I sincerely believed that if there were less of me, I would have fewer problems.
This pretty much sums up Ottessa Moshfegh’s Eileen. The titular protagonist is a sort of anti-heroine, but without the swagger that word tends to conjure. Instead, she has been raised in a loveless home, and has never had friends. She hates her town, her family and most of all, herself. Her misanthropy springs from the world’s rejection of her, rather than the other way around.
Moshfegh says that she wrote Eileen as an experiment, following a paint-by-numbers guide to commercial fiction. But the Man Booker shortlisted novel comes out as anything but conventional. It’s more a masterclass in characterisation – light on plot, but heavy on unreliable narration, building Eileen’s miserable day-to-day existence up until the character slouches fully off the page.

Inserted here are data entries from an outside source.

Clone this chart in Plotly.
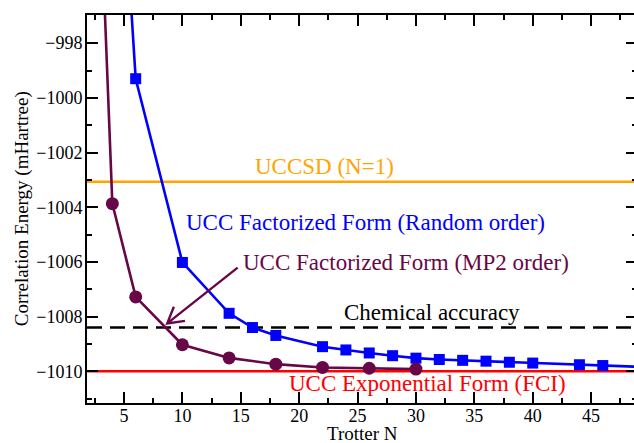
import plotly.graph_objects as go

# ---- data ----
mp2_N = [2, 4, 6, 10, 14, 18, 22, 26, 30]
mp2_E = [-982.0, -1003.87, -1007.28, -1009.03, -1009.51, -1009.74, -1009.86, -1009.89, -1009.92]

rand_N = [4, 6, 10, 14, 16, 18, 22, 24, 26, 28, 30, 32, 34, 36, 38, 40, 44, 46, 50]
rand_E = [-985.8, -999.30, -1006.02, -1007.88, -1008.40, -1008.69, -1009.10, -1009.22, -1009.33,
          -1009.43, -1009.52, -1009.57, -1009.60, -1009.63, -1009.67, -1009.70, -1009.76,
          -1009.79, -1009.85]

uccsd_E = -1003.07
fci_E = -1010.0
chem_acc_E = -1008.4

x_range = [1.83, 48.93]
y_range = [-1011.16, -996.97]

FONT = "'Liberation Serif', 'Times New Roman', serif"
BLUE = "#0000ff"
MAROON = "#670748"
ORANGE = "#ffa500"
RED = "#ff0000"

fig = go.Figure()

fig.add_trace(go.Scatter(x=rand_N, y=rand_E, mode="lines+markers",
                         line=dict(color=BLUE, width=2.6),
                         marker=dict(symbol="square", size=11, color=BLUE),
                         showlegend=False))
fig.add_trace(go.Scatter(x=mp2_N, y=mp2_E, mode="lines+markers",
                         line=dict(color=MAROON, width=2.6),
                         marker=dict(symbol="circle", size=13, color=MAROON),
                         showlegend=False))

# reference lines
fig.add_shape(type="line", xref="paper", x0=0, x1=1, yref="y", y0=uccsd_E, y1=uccsd_E,
              line=dict(color=ORANGE, width=2.6), layer="below")
fig.add_shape(type="line", xref="paper", x0=0, x1=1, yref="y", y0=fci_E, y1=fci_E,
              line=dict(color=RED, width=2.6), layer="below")
fig.add_shape(type="line", xref="paper", x0=0, x1=1, yref="y", y0=chem_acc_E, y1=chem_acc_E,
              line=dict(color="black", width=2.6, dash="15px,8px"), layer="below")

# arrow (open V head)
tail = (14.73, -1006.21)
tip = (8.70, -1008.25)
b1 = (10.22, -1008.155)
b2 = (9.27, -1007.64)
fig.add_shape(type="path", xref="x", yref="y",
              path=f"M {tail[0]} {tail[1]} L {tip[0]} {tip[1]} M {b1[0]} {b1[1]} L {tip[0]} {tip[1]} L {b2[0]} {b2[1]}",
              line=dict(color=MAROON, width=2.4))

def label(text, x, y, color):
    fig.add_annotation(text=text, x=x, y=y, xref="x", yref="y", showarrow=False,
                       font=dict(family=FONT, size=23, color=color),
                       xanchor="center", yanchor="middle")

label("UCCSD (N=1)", 22.19, -1002.5, ORANGE)
label("UCC Factorized Form (Random order)", 25.65, -1004.57, BLUE)
label("UCC Factorized Form (MP2 order)", 29.19, -1006.02, MAROON)
label("Chemical accuracy", 31.34, -1007.85, "black")
label("UCC Exponential Form (FCI)", 30.95, -1010.46, RED)

# axis titles
fig.add_annotation(text="Trotter N", xref="paper", yref="paper", x=0.5, y=-0.079,
                   showarrow=False, xanchor="center", yanchor="middle",
                   font=dict(family=FONT, size=19, color="black"))
fig.add_annotation(text="Correlation Energy (mHartree)", xref="paper", yref="paper",
                   x=-0.1178, y=0.5, textangle=-90, showarrow=False,
                   xanchor="center", yanchor="middle",
                   font=dict(family=FONT, size=19, color="black"))

axis_common = dict(showgrid=False, zeroline=False, showline=True, linecolor="black",
                   linewidth=2, mirror="ticks", ticks="inside", ticklen=11, tickwidth=2,
                   tickcolor="black", tickfont=dict(family=FONT, size=18, color="black"))

fig.update_xaxes(range=x_range, dtick=5, tick0=0, ticklabelstandoff=-5,
                 minor=dict(dtick=2.5, ticks="inside", ticklen=5, tickwidth=2, tickcolor="black"),
                 **axis_common)
fig.update_yaxes(range=y_range, dtick=2, tick0=0, ticklabelstandoff=-1,
                 minor=dict(dtick=1, ticks="inside", ticklen=5, tickwidth=2, tickcolor="black"),
                 **axis_common)

fig.update_layout(width=639, height=443, margin=dict(l=87, r=0, t=15, b=40),
                  paper_bgcolor="white", plot_bgcolor="white", showlegend=False)

fig.write_html("out.html", config={"displayModeBar": False},
               post_script="document.documentElement.style.overflow='hidden';document.body.style.margin='0';document.body.style.overflow='hidden';")
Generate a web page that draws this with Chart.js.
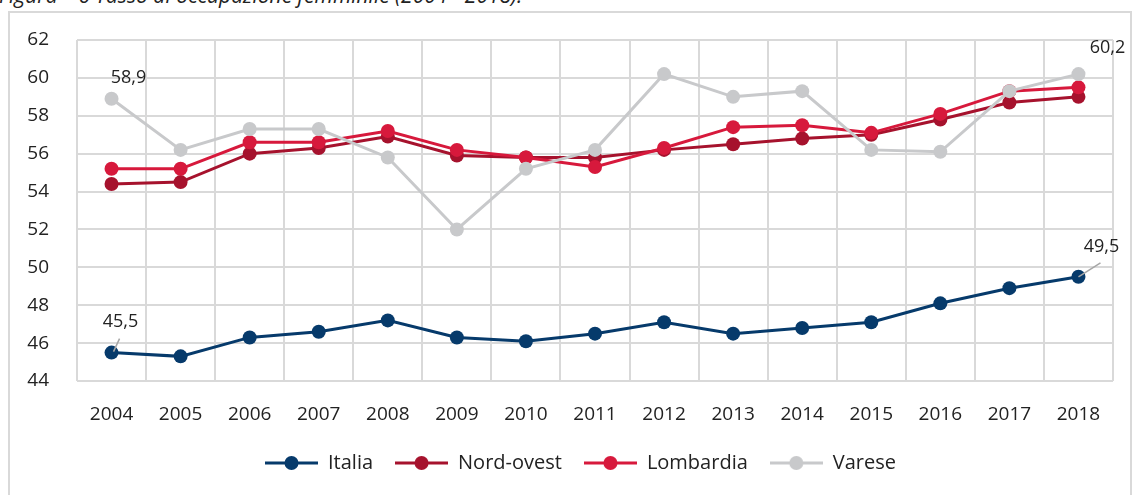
<!DOCTYPE html>
<html>
<head>
<meta charset="utf-8">
<script src="https://cdn.jsdelivr.net/npm/chart.js@4.4.1/dist/chart.umd.min.js"></script>
<style>
  html, body { margin: 0; padding: 0; background: #fff; }
  body { width: 1132px; height: 495px; position: relative; overflow: hidden; font-family: "Open Sans", sans-serif; }
  .title { position: absolute; left: -1px; top: -17px; font-size: 21px; font-style: italic; color: #222; white-space: nowrap; line-height: 24px; }
  .frame { position: absolute; left: 8px; top: 11px; width: 1124px; height: 490px; border: 2px solid #d9d9d9; box-sizing: border-box; }
  #chart { position: absolute; left: 0; top: 0; }
</style>
</head>
<body>
<div class="title">Figura – 6 Tasso di occupazione femminile (2004 - 2018).</div>
<div class="frame"></div>
<canvas id="chart" width="1132" height="495"></canvas>
<script>
const years = ["2004", "2005", "2006", "2007", "2008", "2009", "2010", "2011", "2012", "2013", "2014", "2015", "2016", "2017", "2018"];
const italia = [45.5, 45.3, 46.3, 46.6, 47.2, 46.3, 46.1, 46.5, 47.1, 46.5, 46.8, 47.1, 48.1, 48.9, 49.5];
const nordOvest = [54.4, 54.5, 56.0, 56.3, 56.9, 55.9, 55.8, 55.8, 56.2, 56.5, 56.8, 57.0, 57.8, 58.7, 59.0];
const lombardia = [55.2, 55.2, 56.6, 56.6, 57.2, 56.2, 55.8, 55.3, 56.3, 57.4, 57.5, 57.1, 58.1, 59.3, 59.5];
const varese = [58.9, 56.2, 57.3, 57.3, 55.8, 52.0, 55.2, 56.2, 60.2, 59.0, 59.3, 56.2, 56.1, 59.3, 60.2];
const yTicks = [44, 46, 48, 50, 52, 54, 56, 58, 60, 62];

const FONT = '"Open Sans", sans-serif';

// little line-with-dot icon for the legend
function legendIcon(color) {
  const c = document.createElement("canvas");
  c.width = 53; c.height = 16;
  const g = c.getContext("2d");
  g.strokeStyle = color; g.lineWidth = 3;
  g.beginPath(); g.moveTo(0, 8); g.lineTo(53, 8); g.stroke();
  g.fillStyle = color;
  g.beginPath(); g.arc(26.5, 8, 7, 0, Math.PI * 2); g.fill();
  return c;
}

function series(label, data, color, order) {
  return {
    label, data, order,
    borderColor: color,
    backgroundColor: color,
    borderWidth: 3,
    pointRadius: 7,
    pointHoverRadius: 7,
    pointBorderWidth: 0,
    pointStyle: "circle",
    tension: 0
  };
}

// value labels with small leader lines
const valueLabels = {
  id: "valueLabels",
  afterDatasetsDraw(chart) {
    const ctx = chart.ctx;
    const marks = [
      { ds: 3, i: 0, dx: 17, dy: -21 },
      { ds: 3, i: 14, dx: 29, dy: -26 },
      { ds: 0, i: 0, dx: 9, dy: -31, lead: [2, -1, 8, -14] },
      { ds: 0, i: 14, dx: 23, dy: -30, lead: [0, 0, 22, -14] }
    ];
    ctx.save();
    ctx.font = "18px " + FONT;
    ctx.fillStyle = "#222";
    ctx.textAlign = "center";
    ctx.textBaseline = "middle";
    marks.forEach(m => {
      const pt = chart.getDatasetMeta(m.ds).data[m.i];
      const v = chart.data.datasets[m.ds].data[m.i];
      if (m.lead) {
        ctx.strokeStyle = "#a6a6a6";
        ctx.lineWidth = 1.5;
        ctx.beginPath();
        ctx.moveTo(pt.x + m.lead[0], pt.y + m.lead[1]);
        ctx.lineTo(pt.x + m.lead[2], pt.y + m.lead[3]);
        ctx.stroke();
      }
      ctx.fillText(v.toFixed(1).replace(".", ","), pt.x + m.dx, pt.y + m.dy);
    });
    ctx.restore();
  }
};

// nudge the legend a bit to the right, like the original
const legendShift = {
  id: "legendShift",
  afterLayout(chart) {
    chart.legend.left += 24;
    chart.legend.right += 24;
  }
};

new Chart(document.getElementById("chart"), {
  type: "line",
  data: {
    labels: years,
    datasets: [
      series("Italia", italia, "#063a6b", 3),
      series("Nord-ovest", nordOvest, "#a6122d", 2),
      series("Lombardia", lombardia, "#d7193c", 1),
      series("Varese", varese, "#c8c9cb", 0)
    ]
  },
  options: {
    responsive: false,
    animation: false,
    layout: {
      padding: { top: 40, right: 19, left: 0, bottom: 12 }
    },
    plugins: {
      legend: {
        position: "bottom",
        labels: {
          usePointStyle: true,
          pointStyleWidth: 53,
          padding: 22,
          color: "#222",
          font: { family: FONT, size: 20 },
          generateLabels: chart => {
            const items = Chart.defaults.plugins.legend.labels.generateLabels(chart);
            items.forEach(it => {
              it.pointStyle = legendIcon(chart.data.datasets[it.datasetIndex].borderColor);
            });
            return items;
          },
          sort: (a, b) => a.datasetIndex - b.datasetIndex
        }
      },
      tooltip: { enabled: false }
    },
    scales: {
      x: {
        offset: true,
        grid: { color: "#d9d9d9", lineWidth: 2, drawTicks: false, offset: true },
        border: { display: false },
        ticks: { color: "#222", padding: 22, font: { family: FONT, size: 19 } },
        afterFit: s => { s.height = 50; }
      },
      y: {
        min: 44,
        max: 62,
        afterBuildTicks: s => { s.ticks = yTicks.map(v => ({ value: v })); },
        grid: { color: "#d9d9d9", lineWidth: 2, drawTicks: false },
        border: { display: false },
        ticks: { color: "#222", padding: 28, font: { family: FONT, size: 19 } },
        afterFit: s => { s.width = 77; }
      }
    }
  },
  plugins: [valueLabels, legendShift]
});
</script>
</body>
</html>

It’s a really sad and well-observed depiction of how women can internalise hatred. Eileen is disgusted by her own body. She refuses to wash, but fears that people might smell her. She refutes the idea of sex, but daydreams about it constantly. She eats hardly anything for days, then takes a battery of laxatives to purge herself. She is the nexus of self-hatred and self-control.
Like building an Airfix model or remembering to floss, reading this novel is a slow burn, but you are rewarded for your effort. The introduction of Rebecca, with all the apparent charm and manipulation that her du Maurier namesake implies, doesn’t come until at least halfway through the novel, but it’s really where the plot begins. There’s no big climax in the book, just a steady grinding inevitability that takes you from beginning to end. This is no bad thing.
Moshfegh’s writing is stark and piano-wire tense, sentences whipping like snapped guitar strings. She gives Eileen the cold, distant voice of a hypnotist’s victim, and yet this arouses pity rather than any remove. This isn’t a comfortable or a happy read, but it’ll certainly stick with you.